I’ve often had good luck circulating the design in document form. People
have something to react to and can leave comments on the document
itself or in other ways. So is this a Big Design Up Front? Not exactly.
I’m aiming for something closer to a High Level Design Written As We
Need It. It is at a higher level than code. It is at a higher level than
detailed descriptions of functionality (click on button X and see the
following fields with the following error conditions). It might contain
things like database schemas or protocol specifications, although
sometimes even that can be a bit fine grained.
What is a design document for? First of all, as a communication tool.
Secondly, to clarify the thinking of the person writing it. What about
things like traceability between requirements and implementation,
justifying the need for making a change, or documenting what has been
changed? I would tend to think of those kinds of documents (how many you
need will vary depending on your situation) as separate. The design doc
is written and revised as you are thinking something through and
figuring it out. More concrete documents (including breakout into tasks,
specifying behaviors in detail, or explaining code details), have a
greater need for detail and precision and are the output of the design
process, although of course the design document can link to them as they
are created. Seeing the design document as a communication tool helps
focus the process of writing it. Imagine that it is a conference talk
and you are trying to figure out who is the audience and what they would
want to know about your design.
Expect to iterate on the design. Gather some ideas. Think about them and
boil them down to a proposed design. Talk to people one on one.
Circulate it in writing. Figure out how else to get it out there. That
will generate ideas and reactions. Figure out what to revise based on
that. Expect to repeat this process until there is a sufficient degree
of convergence on a course of action. Don’t fall into either the extreme
of spending all your time talking to people (and not getting around to
taking in what they said, researching things as needed, and making some
decisions), or the other extreme, of thinking through something and
coming up with something which makes sense to you, but which may lack
buy-in from other people or may miss important requirements.

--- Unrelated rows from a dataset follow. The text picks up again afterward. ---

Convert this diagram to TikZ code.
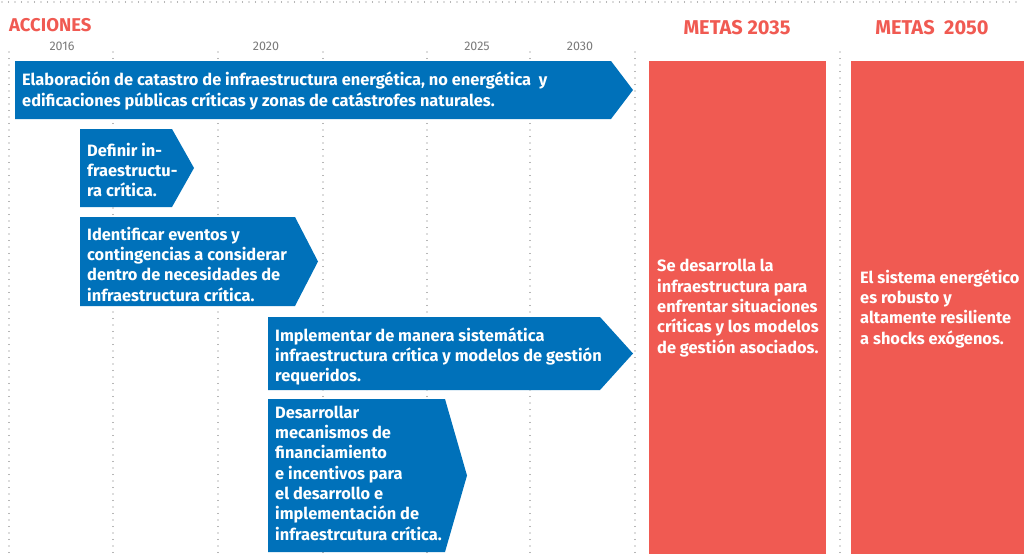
\documentclass[tikz,border=0pt]{standalone}
\usepackage{fontspec}
\setmainfont{Fira Sans}
\definecolor{cblue}{HTML}{0071BA}
\definecolor{cred}{HTML}{F05A52}
\definecolor{cgray}{HTML}{7A7A7A}
\definecolor{cdot}{HTML}{6E6E6E}
\tikzset{
  dotline/.style={draw=cdot, line width=1.3pt, line cap=round, dash pattern=on 0pt off 6.5pt},
  arrowshape/.style={fill=cblue},
  goalbox/.style={fill=cred},
  btxt/.style={anchor=base west, align=left, inner sep=0pt, text=white, font=\fontsize{16.4}{20.3}\selectfont\bfseries},
  year/.style={anchor=base, inner sep=0pt, text=cgray, font=\fontsize{12.5}{14}\selectfont},
  head/.style={anchor=base, inner sep=0pt, text=cred, font=\fontsize{20}{22}\selectfont\bfseries}
}
\begin{document}
\begin{tikzpicture}[x=1pt,y=-1pt]
\useasboundingbox (0,0) rectangle (1024,554);
% top dotted line
\draw[dotline] (2,2) -- (1022,2);
% headings
\node[head, anchor=base west, font=\fontsize{18.5}{22}\selectfont\bfseries] (acc) at (9,31) {ACCIONES};
\node[head] (m35) at (737,34.5) {METAS 2035};
\node[head] (m50) at (932,34.5) {METAS \ 2050};
% years
\node[year] (y16) at (62,50.5) {2016};
\node[year] (y20) at (266,50.5) {2020};
\node[year] (y25) at (477,50.5) {2025};
\node[year] (y30) at (580,50.5) {2030};
% vertical dotted lines
\foreach \xx in {9,113,218,323,427,530,635,840}
  \draw[dotline] (\xx,52) -- (\xx,554);
% goal boxes
\fill[goalbox] (649,61) rectangle (826,554);
\fill[goalbox] (851,61) rectangle (1024,554);
% arrows
\fill[arrowshape] (15,61) -- (611,61) -- (633,90) -- (611,119) -- (15,119) -- cycle;
\fill[arrowshape] (80,129) -- (172,129) -- (194,168) -- (172,207) -- (80,207) -- cycle;
\fill[arrowshape] (80,217) -- (295,217) -- (318,261.5) -- (295,306) -- (80,306) -- cycle;
\fill[arrowshape] (268,317) -- (600,317) -- (633,353.5) -- (600,390) -- (268,390) -- cycle;
\fill[arrowshape] (268,399) -- (445,399) -- (467,475.5) -- (445,552) -- (268,552) -- cycle;
% texts (anchored at the baseline of their last line)
\node[btxt] (t1) at (22,106) {Elaboración de catastro de infraestructura energética, no energética \ y\\edificaciones públicas críticas y zonas de catástrofes naturales.};
\node[btxt] (t2) at (87,196.6) {Definir in-\\fraestructu-\\ra crítica.};
\node[btxt] (t3) at (87,301) {Identificar eventos y\\contingencias a considerar\\dentro de necesidades de\\infraestructura crítica.};
\node[btxt] (t4) at (275,381.6) {Implementar de manera sistemática\\infraestructura crítica y modelos de gestión\\requeridos.};
\node[btxt] (t5) at (275,540) {Desarrollar\\mecanismos de\\financiamiento\\e incentivos para\\el desarrollo e\\implementación de\\infraestrcutura crítica.};
\node[btxt] (g1) at (657,353) {Se desarrolla la\\infraestructura para\\enfrentar situaciones\\críticas y los modelos\\de gestión asociados.};
\node[btxt] (g2) at (860,344) {El sistema energético\\es robusto y\\altamente resiliente\\a shocks exógenos.};
\end{tikzpicture}
\end{document}
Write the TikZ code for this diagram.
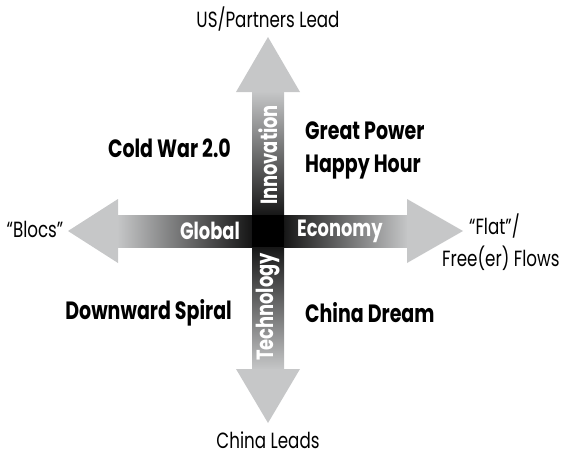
\documentclass[tikz,border=0pt]{standalone}
\usepackage{fontspec}
\setmainfont{Poppins}[FakeStretch=0.76]
\usepackage{tikz}
\usetikzlibrary{calc}
\definecolor{arrowgray}{HTML}{C6C7C8}
\tikzset{
  pole/.style={font=\fontsize{22}{24}\selectfont, align=left, inner sep=1pt},
  quadrant/.style={font=\fontsize{25}{33}\selectfont\bfseries, align=left, inner sep=1pt},
  axislabel/.style={font=\fontsize{23.5}{24}\selectfont\bfseries, text=white, inner sep=1pt},
}
\begin{document}
\begin{tikzpicture}[x=1pt,y=-1pt]
\useasboundingbox (0,0) rectangle (566,455);
\coordinate (c) at (268,231);
% shafts, light at the heads and dark in the middle
\shade[left color=arrowgray, right color=black] (117,215) rectangle (268,247);
\shade[left color=black, right color=arrowgray] (268,215) rectangle (408,247);
\shade[top color=arrowgray, bottom color=black] (252,91) rectangle (284,231);
\shade[top color=black, bottom color=arrowgray] (252,231) rectangle (284,370);
\fill[black] (252,215) rectangle (284,247);
% heads
\fill[arrowgray] (68,231) -- (118,199) -- (118,263) -- cycle;
\fill[arrowgray] (463,231) -- (407,199) -- (407,263) -- cycle;
\fill[arrowgray] (268,37) -- (236,92) -- (300,92) -- cycle;
\fill[arrowgray] (268,423) -- (236,369) -- (300,369) -- cycle;
% axis words
\node[axislabel, anchor=east] (global) at (241,231) {Global};
\node[axislabel, anchor=west] (economy) at (296,231) {Economy};
\node[axislabel, rotate=90] (innovation) at (268,155) {Innovation};
\node[axislabel, rotate=90] (technology) at (268,307) {Technology};
% ends of the axes
\node[pole] (us) at (268,19) {US/Partners Lead};
\node[pole] (china) at (268,440) {China Leads};
\node[pole] (blocs) at (35,229) {“Blocs”};
\node[pole, anchor=west] (flat) at (468,226) {“Flat”/};
\node[pole, anchor=west] (flows) at (441,258) {Free(er) Flows};
% quadrants
\node[quadrant, anchor=east] (coldwar) at (232,148) {Cold War 2.0};
\node[quadrant, anchor=west] (greatpower) at (304,150) {Great Power\\Happy Hour};
\node[quadrant, anchor=east] (spiral) at (233,313) {Downward Spiral};
\node[quadrant, anchor=west] (dream) at (304,313) {China Dream};
\end{tikzpicture}
\end{document}
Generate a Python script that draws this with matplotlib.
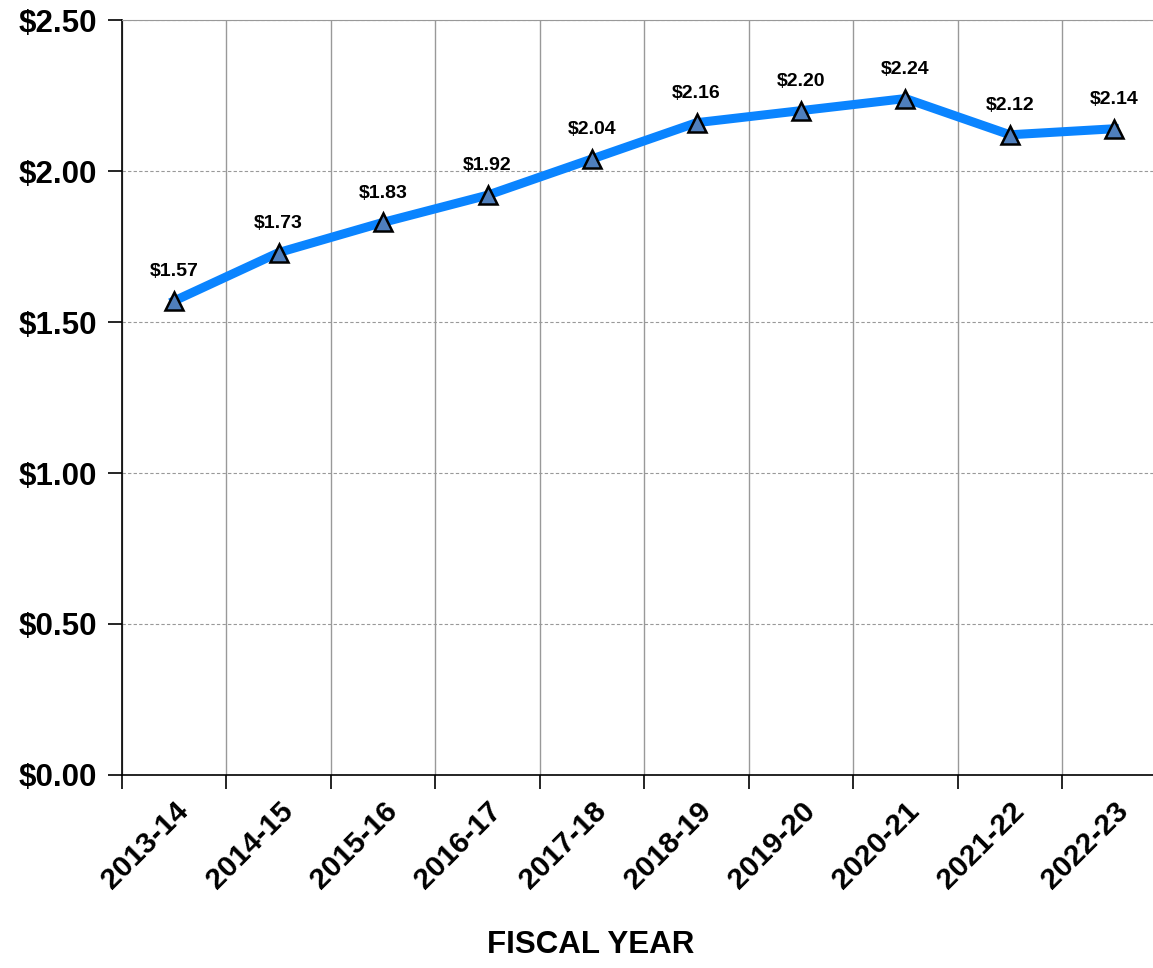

So we are developing our design and communicating in diverse ways
(presentations, written documents, informal discussions, and yes maybe
even meetings). But what topics should we cover? The last section goes into some specifics.
What goes into a technical design?
So far we decided we need a technical
design, figured out who would be doing it, and how we’ll be sending it
out and getting input. But what is the content of that communication
(for example, what sections would we put into a written design
document)?
What to include will vary depending on your organization and the needs
of a particular design. For an early stage startup, anything relating to
scaling and operations may take a back seat to “am I building something
people want and how can I most quickly validate my hypothesis?”. For a
company in a highly regulated space, there may be a lot of requirements
specific to your field.
The same applies to an individual design. Does my design concern a
server with a high or low need to be available? Does my design concern
data which is sensitive? Does this design change anything related to
this topic? (If not there’s probably little to say on the subject). For
that reason, I’d suggest treating templates (including this article) as
guidelines, and omitting sections which don’t seem relevant. One of the
fastest ways to lose an audience is to include a bunch of material that
you aren’t very interested in (and probably didn’t do a very good job
with). And of course to prioritize everything is to prioritize nothing, a
good motto in a variety of contexts.
So, what might we include?
Goals and non-goals
These are perhaps the most important sections. If you can figure out
what your design achieves and what you are leaving for another day or
deciding is not worth doing, you are well down the path of figuring out
how to do it.
Description of the proposed solution
What changes will we make to code, data, networks, and hardware? How
does this design achieve the goals? Give enough detail that people can
see some of the implications of various choices, but try to avoid the
kinds of details which can easily be fleshed out during implementation.
Security
What data is stored and sent where? How is access controlled? If
cryptography is involved, how are keys managed and have we chosen
appropriate algorithms? Are some parts of the system isolated from
others and if so how?
Reliability
Is there redundancy? What are the consequences of network outages? If
data is stored in a primary-replica setup, how do we choose a new primary? If
data is written multiple places how do we reconcile them? Are there
rate limits or other ways of keeping a problem one place from cascading
elsewhere?
Capacity
What is the expected load on the various systems involved? Does load
ramp up gradually or do we expect a sudden spike in traffic? What needs
to be handled manually and is there sufficient staffing to do it?
Monitoring
Do we need to report new metrics? How will we know about errors?
Data analytics
How will we measure usage of the new functionality? What kind of analysis might we want to do?
History
Has the company considered this problem before? What previous decisions
got us here? If there are documents describing previous designs, I tend
to just link to them rather going into a lot of detail about what has
gone before.
Storage
What database(s) are involved (new or existing)? What changes in database schemas are required?
Interfaces between systems
Defining these can help clarify the design and is particularly helpful
if one of the functions of your design is to coordinate between
different teams or companies who are responsible for different pieces.
Alternatives
How else did we consider solving the problem? Why did we choose the solution we are proposing?
Open questions
This section is particularly helpful if you know certain topics are
controversial or warrant further discussion. As questions are resolved,
move items from here into the main design section or the alternatives
section.
Rollout
In what order are we building this? Are we shipping it continuously? In a
series of phases? Is it rolled out selectively to certain users?
These questions can be taken as a template for a design document, but
they also can be used to figure out who to go talk to, what to put into a
presentation, or what anticipated questions to prepare for.
I've talked a lot about things to do: Did you
talk to X? Did you consider Y? What if we did Z? And those are all very
helpful up to a point. But only do those things which seem necessary for
your particular organizational culture and problem you are trying to
solve. The purpose of all these suggestions is to help you build things
and solve problems, so as you go, don’t be afraid to keep asking
yourself and others: Are people on the same page now? Is this enough
specificity to build this? Is my technical design sufficient for what I
need?